Michael Tempest: Hmm. Yeah. So the biggest one is an agenda. Like there's the amount of times I've seen a meeting come through and there's no agenda, there's no outcome. It's just a random title. There's no help to anyone because nobody can prepare for it. The most important thing to get a meeting to be successful [00:13:00] is, is the upfront.

Effort that you put into it. So an agenda and outcome really think about who you need there, but also give people enough information that they can delegate if they need to. So one of the practices that, um, I've started bringing in more is if a meeting doesn't have an agenda, you can pretty much decline it.

Because it means that it's almost saying I've not really put much effort into this. So you just need to show up. And I know that's not the case, right? Like everybody's busy. Everybody's got stuff to do. But if you put that extra effort and that, uh, upfront planning in place. Yeah. It shows a level of respect to other people of I've thought about this.

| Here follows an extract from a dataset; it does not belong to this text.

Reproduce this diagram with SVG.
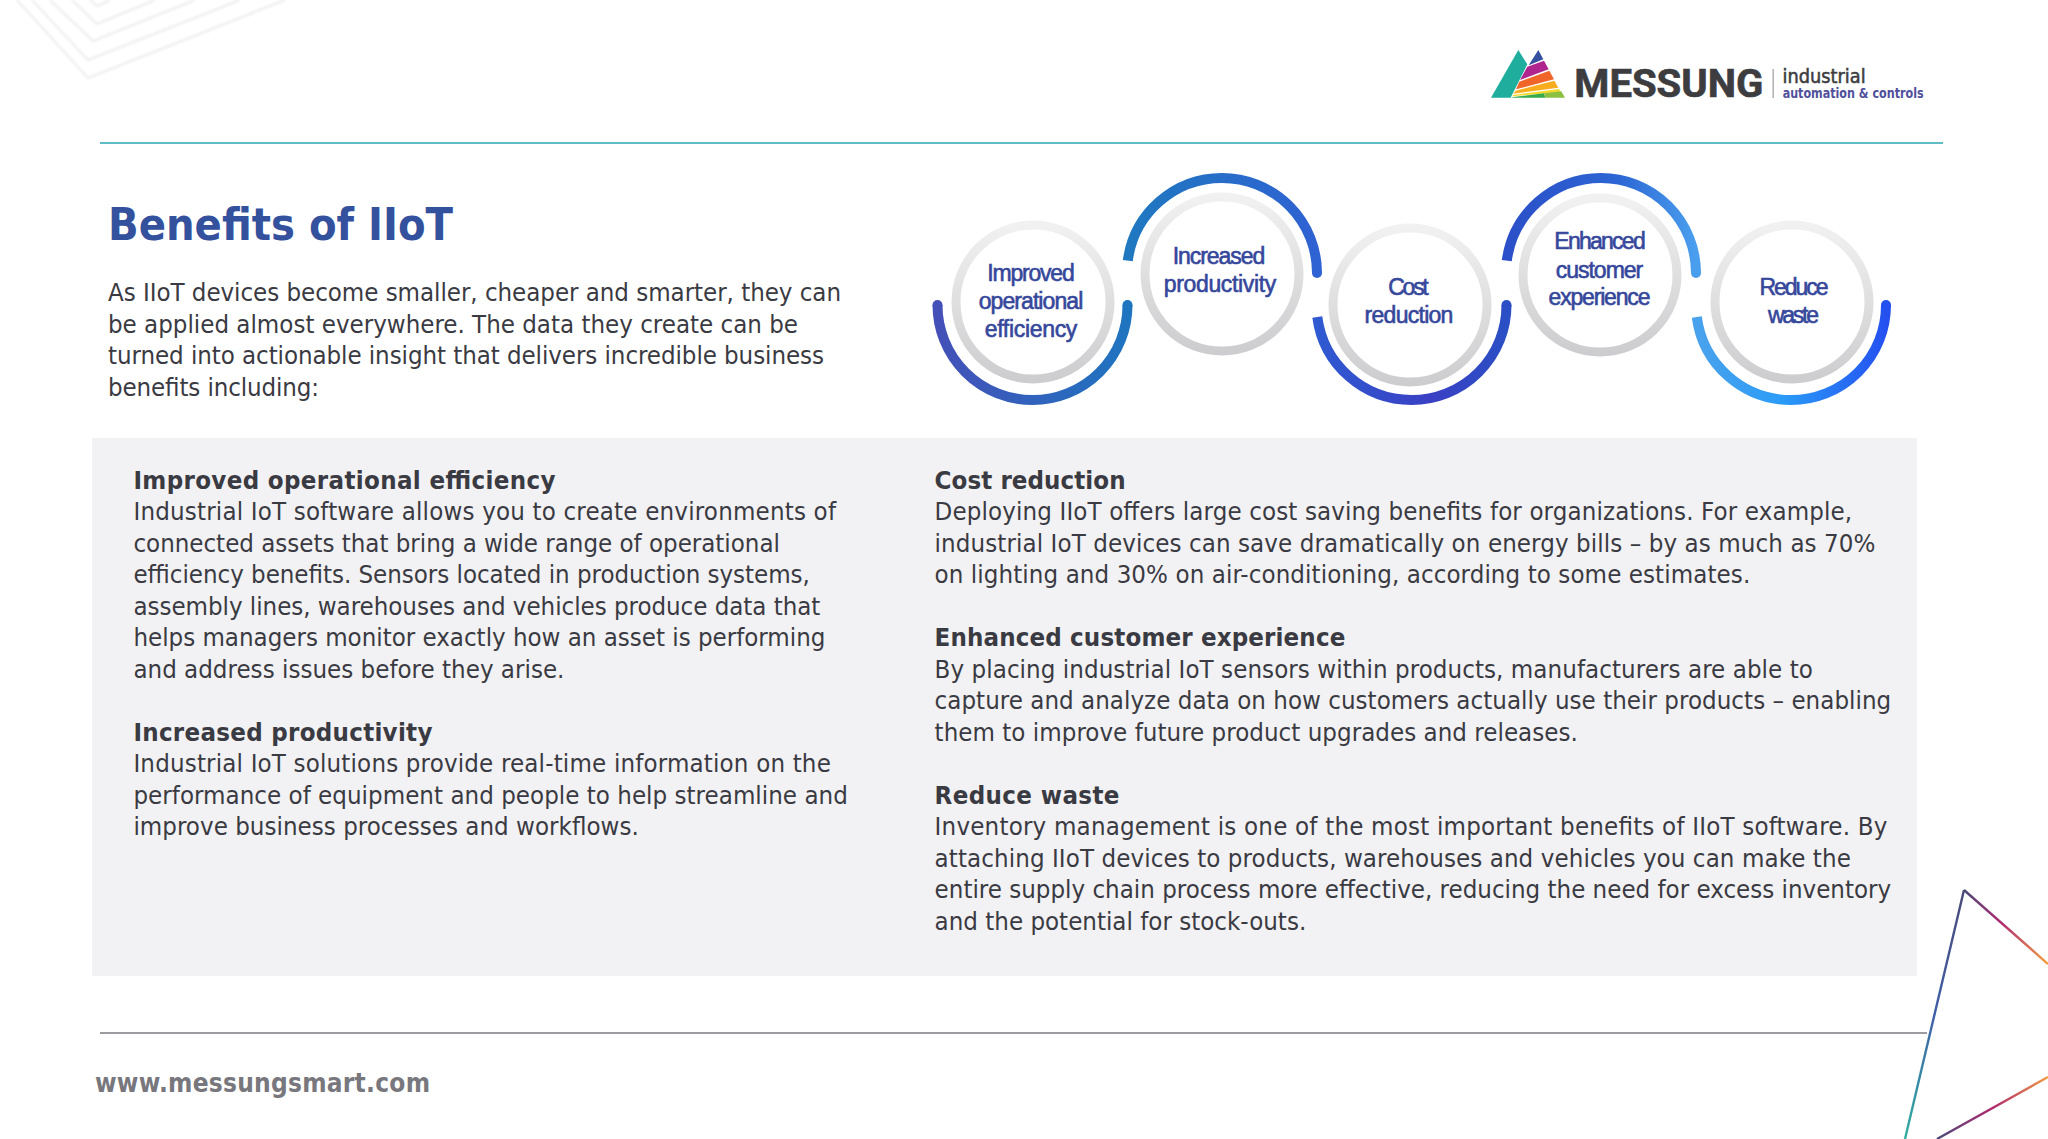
<svg xmlns="http://www.w3.org/2000/svg" width="2048" height="1139" viewBox="0 0 2048 1139">
<style>
text{font-family:"DejaVu Sans Condensed","DejaVu Sans",sans-serif;font-size:25.6px;fill:#3a3a42}
.b{font-weight:bold}
.title{font-size:44px;font-weight:bold;fill:#34519e}
.foot{font-size:26px;font-weight:bold;fill:#77777d}
.c{font-family:"Liberation Sans",Arial,sans-serif;font-size:23px;fill:#35479b;stroke:#35479b;stroke-width:0.6;text-anchor:middle}
.ring{fill:none;stroke:url(#ringG);stroke-width:9}
.arc{fill:none;stroke-width:10}
.chev{fill:none;stroke:#f0f0f0;stroke-width:2.5}
</style>
<defs>
<linearGradient id="ringG" x1="0" y1="0" x2="0" y2="1"><stop offset="0" stop-color="#f1f1f1"/><stop offset="1" stop-color="#cdcdcf"/></linearGradient>
<linearGradient id="a1" gradientUnits="userSpaceOnUse" x1="937" y1="0" x2="1127" y2="0"><stop offset="0" stop-color="#4450b8"/><stop offset="1" stop-color="#1f74c0"/></linearGradient>
<linearGradient id="a2" gradientUnits="userSpaceOnUse" x1="1127" y1="0" x2="1317" y2="0"><stop offset="0" stop-color="#1f78c0"/><stop offset="1" stop-color="#2f62d2"/></linearGradient>
<linearGradient id="a3" gradientUnits="userSpaceOnUse" x1="1316" y1="0" x2="1506" y2="0"><stop offset="0" stop-color="#2f5ad2"/><stop offset="0.6" stop-color="#3a40c4"/><stop offset="1" stop-color="#2b4fc4"/></linearGradient>
<linearGradient id="a4" gradientUnits="userSpaceOnUse" x1="1505" y1="0" x2="1695" y2="0"><stop offset="0" stop-color="#2b4fc8"/><stop offset="0.6" stop-color="#2c66d4"/><stop offset="1" stop-color="#4a9eee"/></linearGradient>
<linearGradient id="a5" gradientUnits="userSpaceOnUse" x1="1696" y1="0" x2="1886" y2="0"><stop offset="0" stop-color="#4aa2ec"/><stop offset="0.45" stop-color="#2a9cf8"/><stop offset="1" stop-color="#2450f0"/></linearGradient>
<linearGradient id="t1" gradientUnits="userSpaceOnUse" x1="1964" y1="890" x2="1905" y2="1139"><stop offset="0" stop-color="#4a4a78"/><stop offset="0.5" stop-color="#3f5fa8"/><stop offset="1" stop-color="#2fb0a0"/></linearGradient>
<linearGradient id="t2" gradientUnits="userSpaceOnUse" x1="1964" y1="890" x2="2048" y2="964"><stop offset="0" stop-color="#4a4a78"/><stop offset="0.45" stop-color="#b02a70"/><stop offset="1" stop-color="#f4a040"/></linearGradient>
<linearGradient id="t3" gradientUnits="userSpaceOnUse" x1="1937" y1="1139" x2="2048" y2="1077"><stop offset="0" stop-color="#4a4a78"/><stop offset="0.5" stop-color="#b02a70"/><stop offset="1" stop-color="#f09a40"/></linearGradient>
<filter id="soft" x="-5%" y="-5%" width="110%" height="110%"><feGaussianBlur stdDeviation="1"/></filter>
</defs>
<rect width="2048" height="1139" fill="#ffffff"/>
<g id="corner-top" filter="url(#soft)">
<polyline class="chev" points="17,0 88,78 285,0"/>
<polyline class="chev" points="32,0 88,60 240,0"/>
<polyline class="chev" points="50,0 93,41 195,0"/>
<polyline class="chev" points="72,0 97,24 155,0"/>
<polyline class="chev" points="90,0 97,6 110,0"/>
</g>
<g id="logo" transform="translate(1470 30) scale(0.3333)">
<polygon points="145,60 172,103 122,203 63,203" fill="#1fae9e"/>
<polygon points="205,60 220,88 176,106" fill="#34509e"/>
<polygon points="172,110 222,92 236,118 150,150" fill="#b0248e"/>
<polygon points="148,155 238,122 252,148 138,178" fill="#f0652a"/>
<polygon points="137,182 253,152 265,173 130,191" fill="#f7ad1d"/>
<polygon points="129,195 267,177 272,186 127,199" fill="#f4d92a"/>
<polygon points="124,203 130,201 222,190 226,203" fill="#35ab4a"/>
<polygon points="222,190 274,184 285,203 226,203" fill="#8cc040"/>
<text x="313" y="200" textLength="567" lengthAdjust="spacingAndGlyphs" style="font-family:Roboto,sans-serif;font-weight:bold;font-size:118px;fill:#3d3d3f;stroke:#3d3d3f;stroke-width:2">MESSUNG</text>
<rect x="908" y="117" width="3" height="87" fill="#8a8a8c"/>
<text x="938" y="160" textLength="249" lengthAdjust="spacingAndGlyphs" style="font-family:'DejaVu Sans Condensed',sans-serif;font-size:56px;fill:#3d3d3f;stroke:#3d3d3f;stroke-width:1.5">industrial</text>
<text x="938" y="203" textLength="423" lengthAdjust="spacingAndGlyphs" style="font-family:'DejaVu Sans Condensed',sans-serif;font-weight:bold;font-size:43px;fill:#50509c">automation &amp; controls</text>
</g>
<line id="rule-top" x1="100" y1="143" x2="1943" y2="143" stroke="#2aa6b0" stroke-width="1.6"/>
<text class="title" x="108" y="240" textLength="345" lengthAdjust="spacingAndGlyphs">Benefits of IIoT</text>
<g id="intro">
<text x="108" y="301.3" textLength="733">As IIoT devices become smaller, cheaper and smarter, they can</text>
<text x="108" y="332.7" textLength="690">be applied almost everywhere. The data they create can be</text>
<text x="108" y="364.1" textLength="716">turned into actionable insight that delivers incredible business</text>
<text x="108" y="395.5" textLength="211">benefits including:</text>
</g>
<g id="node-improved">
<circle class="ring" cx="1033" cy="302" r="77"/>
<path class="arc" stroke="url(#a1)" d="M937.5 305A95 95 0 0 0 1032.5 400A95 95 0 0 0 1127.5 305"/><circle cx="937.5" cy="305" r="5" fill="#4450b8"/><circle cx="1127.5" cy="305" r="5" fill="#1f74c0"/>
<text class="c" x="1031" y="280.5" textLength="87.5">Improved</text><text class="c" x="1031" y="309" textLength="104.5">operational</text><text class="c" x="1031" y="337" textLength="92.7">efficiency</text>
</g>
<g id="node-productivity">
<circle class="ring" cx="1222" cy="274" r="77"/>
<path class="arc" stroke="url(#a2)" d="M1127.8 260.7A95 95 0 0 1 1222 178A95 95 0 0 1 1317 273"/><circle cx="1317" cy="273" r="5" fill="#2f62d2"/>
<text class="c" x="1219" y="263.5" textLength="92.7">Increased</text><text class="c" x="1220" y="291.5" textLength="112.3">productivity</text>
</g>
<g id="node-cost">
<circle class="ring" cx="1410" cy="305" r="77"/>
<path class="arc" stroke="url(#a3)" d="M1317.3 317A95 95 0 0 0 1411.5 400A95 95 0 0 0 1506.5 305"/><circle cx="1506.5" cy="305" r="5" fill="#2b4fc4"/>
<text class="c" x="1408.5" y="294.5" textLength="40.5">Cost</text><text class="c" x="1409" y="323" textLength="88.8">reduction</text>
</g>
<g id="node-experience">
<circle class="ring" cx="1600" cy="275" r="77"/>
<path class="arc" stroke="url(#a4)" d="M1506.8 260.7A95 95 0 0 1 1601 178A95 95 0 0 1 1696 273"/><circle cx="1696" cy="273" r="5" fill="#4a9eee"/>
<text class="c" x="1600" y="248.5" textLength="91.4">Enhanced</text><text class="c" x="1599.5" y="277.5" textLength="87.5">customer</text><text class="c" x="1599.5" y="305" textLength="101.9">experience</text>
</g>
<g id="node-waste">
<circle class="ring" cx="1792" cy="302" r="77"/>
<path class="arc" stroke="url(#a5)" d="M1696.8 317A95 95 0 0 0 1791 400A95 95 0 0 0 1886 305"/><circle cx="1886" cy="305" r="5" fill="#2450f0"/>
<text class="c" x="1794" y="294.5" textLength="69.2">Reduce</text><text class="c" x="1793.5" y="323" textLength="51">waste</text>
</g>
<rect id="panel" x="92" y="438" width="1825" height="538" fill="#f2f2f4"/>
<g id="col-left">
<text class="b" x="133.4" y="488.7" textLength="422">Improved operational efficiency</text>
<text x="133.4" y="520.1" textLength="702.6">Industrial IoT software allows you to create environments of</text>
<text x="133.4" y="551.6" textLength="646.5">connected assets that bring a wide range of operational</text>
<text x="133.4" y="583.1" textLength="676.5">efficiency benefits. Sensors located in production systems,</text>
<text x="133.4" y="614.6" textLength="687">assembly lines, warehouses and vehicles produce data that</text>
<text x="133.4" y="646.1" textLength="692">helps managers monitor exactly how an asset is performing</text>
<text x="133.4" y="677.6" textLength="431">and address issues before they arise.</text>
<text class="b" x="133.4" y="740.6" textLength="299">Increased productivity</text>
<text x="133.4" y="772.1" textLength="697.4">Industrial IoT solutions provide real-time information on the</text>
<text x="133.4" y="803.6" textLength="714.4">performance of equipment and people to help streamline and</text>
<text x="133.4" y="835.1" textLength="505.4">improve business processes and workflows.</text>
</g>
<g id="col-right">
<text class="b" x="934.6" y="488.7" textLength="191">Cost reduction</text>
<text x="934.6" y="520.1" textLength="917.5">Deploying IIoT offers large cost saving benefits for organizations. For example,</text>
<text x="934.6" y="551.6" textLength="940.9">industrial IoT devices can save dramatically on energy bills – by as much as 70%</text>
<text x="934.6" y="583.1" textLength="815.6">on lighting and 30% on air-conditioning, according to some estimates.</text>
<text class="b" x="934.6" y="646.1" textLength="410.7">Enhanced customer experience</text>
<text x="934.6" y="677.6" textLength="878.3">By placing industrial IoT sensors within products, manufacturers are able to</text>
<text x="934.6" y="709.1" textLength="956.6">capture and analyze data on how customers actually use their products – enabling</text>
<text x="934.6" y="740.6" textLength="643.2">them to improve future product upgrades and releases.</text>
<text class="b" x="934.6" y="803.6" textLength="184.8">Reduce waste</text>
<text x="934.6" y="835.1" textLength="952.7">Inventory management is one of the most important benefits of IIoT software. By</text>
<text x="934.6" y="866.6" textLength="916.2">attaching IIoT devices to products, warehouses and vehicles you can make the</text>
<text x="934.6" y="898.1" textLength="956.6">entire supply chain process more effective, reducing the need for excess inventory</text>
<text x="934.6" y="929.6" textLength="371.6">and the potential for stock-outs.</text>
</g>
<line id="rule-bottom" x1="100" y1="1033" x2="1927" y2="1033" stroke="#7a7a80" stroke-width="1.6"/>
<text class="foot" x="95" y="1092" textLength="335">www.messungsmart.com</text>
<g id="corner-bottom" fill="none" stroke-width="2.4">
<polyline stroke="url(#t1)" points="1905,1139 1964,890"/>
<polyline stroke="url(#t2)" points="1964,890 2048,964"/>
<polyline stroke="url(#t3)" points="1937,1139 2048,1077"/>
</g>
</svg>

This is what we're aiming for. On top of that, you should always, um, let's look at two things. So one is you should try and async as much as the meeting [00:14:00] as possible. But the second thing is having a central space to collaborate. So let's go over the async one. First is have a document ready to go, right?

Like if you're going to present slides in a meeting, post them out as part of the message. You know that you're going to use them, let somebody look through them already. Give any documentation that they need beforehand. If you want people to contribute, comment, or give thoughts, give them all the information beforehand, so the meeting could actually be reviewing what everybody's put.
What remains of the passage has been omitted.